Dealer losses grow 476 percent

SIOUX FALLS, S.D. – Spader Business Management-tracked dealers struggled through a difficult first four months of the year, posting a 476.3 percent increase in net losses through April 2008, compared to the year before, according to Spader.

The training and consulting firm tracks North American boat dealers, both large and small, to compile an average profile, then compares year-over-year trends in a number of different categories.

Typically, September through January are low cash flow and, therefore, low profitability months. From 1997 through 2006, Spader dealers averaged more than $50,000 in net profit by April. Last year through April, the dealers posted nearly $20,000 in net profit. This year, tracked dealers averaged a $74,000 net loss for the first four months of the year.

New unit sales are off 31.0 percent for the first four months of the year compared to 2007 and used unit sales were down 22.2 percent compared to the same period of the previous year. However, one small bright spot was that dealer new unit inventories decreased 1.9 percent.

Total dealership sales were down 24.2 percent compared to the first four months of 2007. Earnings from all departments took a hit during the period, except other unit sales, which rose 30.3 percent to $255,000 for the average dealer.
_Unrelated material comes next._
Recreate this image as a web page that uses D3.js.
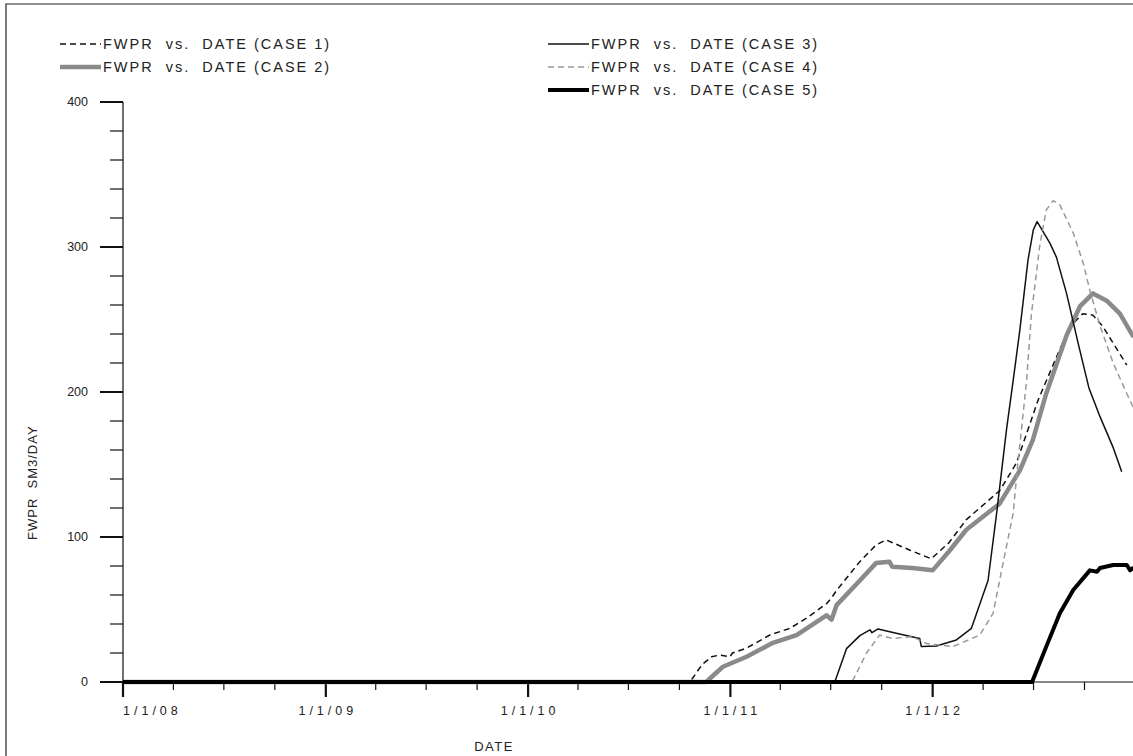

New boat gross margin percentages were 0.6 percent below the 2007 gross margin percentages. Marina gross margin percentages were one bright spot, up 3.5 percent for the year through April. Gross margins in the F&I department saw the steepest decline, down 3.2 percent compared to the first four months of the previous year. The total dealership gross margin was nearly level with the total dealership gross margin percentage from a year ago.

Dealers are bringing spending in line with lower cash flow. The average marine dealer continued to report significantly lower spending in all expense categories. However, as a percentage of gross margin, spending is up 12.2 percent.